President Bush (search) honored 442 firefighters, police officers, and rescuers who died Sept. 11, awarding posthumous Medals of Valor to their families at a White House ceremony Friday.

"A proud America will always stand in the shadow of their service and sacrifice," Bush told a crowd of some 1,200 friends and family, who wore cards with the names of their lost loved ones.

In the crowd, Dena Smagala (search) smiled and videotaped the president's speech as her 3-year-old daughter, Alexa, wearing red, white and blue ribbons in her hair, played barefoot in the grass of the south lawn of the White House.

Smagala was five months pregnant with Alexa when her husband Stanley Smagala, a firefighter in Brooklyn, died responding to the World Trade Center (search).

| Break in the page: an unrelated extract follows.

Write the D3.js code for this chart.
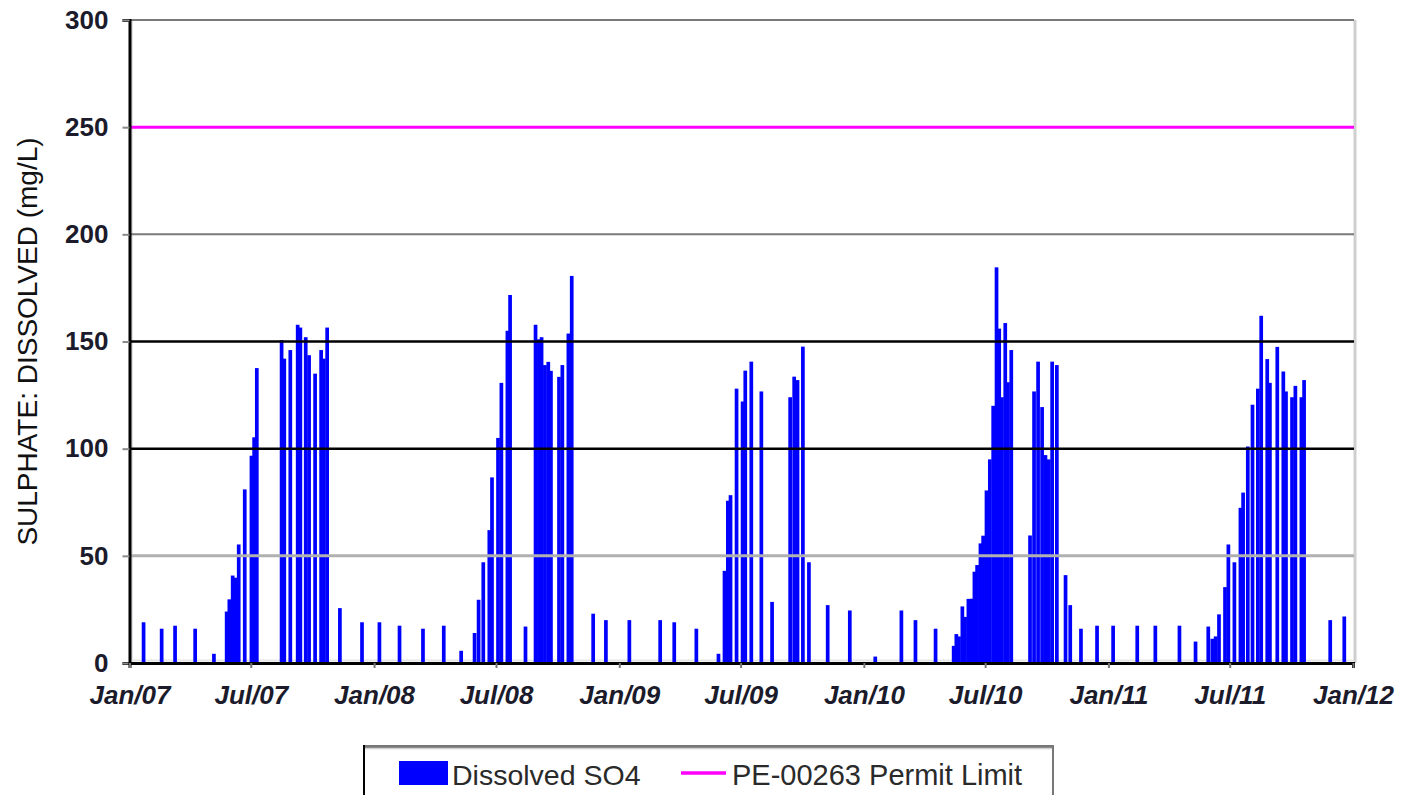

"This means everything — everything that my husband stood for and worked for, and it will mean more to my daughter when she's old enough to understand, because she never knew him."

The 9/11 Heroes Medal of Valor were created by Congress. Those in attendance Friday included Senate Majority Leader Bill Frist, Sen. Charles Schumer of New York, and New York congressmen Peter King, Vito Fossella, and Joseph Crowley.

Crowley had pushed hard for the Sept. 11 medals, citing the loss of his firefighter cousin John Moran.

For the Sept. 11 families, the ceremony was an emotional and inspiring reminder of their loved ones' final moments helping others.

Arlene Howard, mother of Port Authority police officer George Howard, said she was "very honored, because my son saved a lot of lives, and he wasn't even working that day. He was off, and he rushed in from home to help."

When hijacked planes struck the World Trade Center, men and women with badges of all types responded immediately.

The Sept. 11 attacks killed 343 members of the Fire Department of New York City, 50 Port Authority police officers and assistants, 23 New York Police Department officers, three state court officers, and members of the Secret Service, the FBI, and private ambulance workers.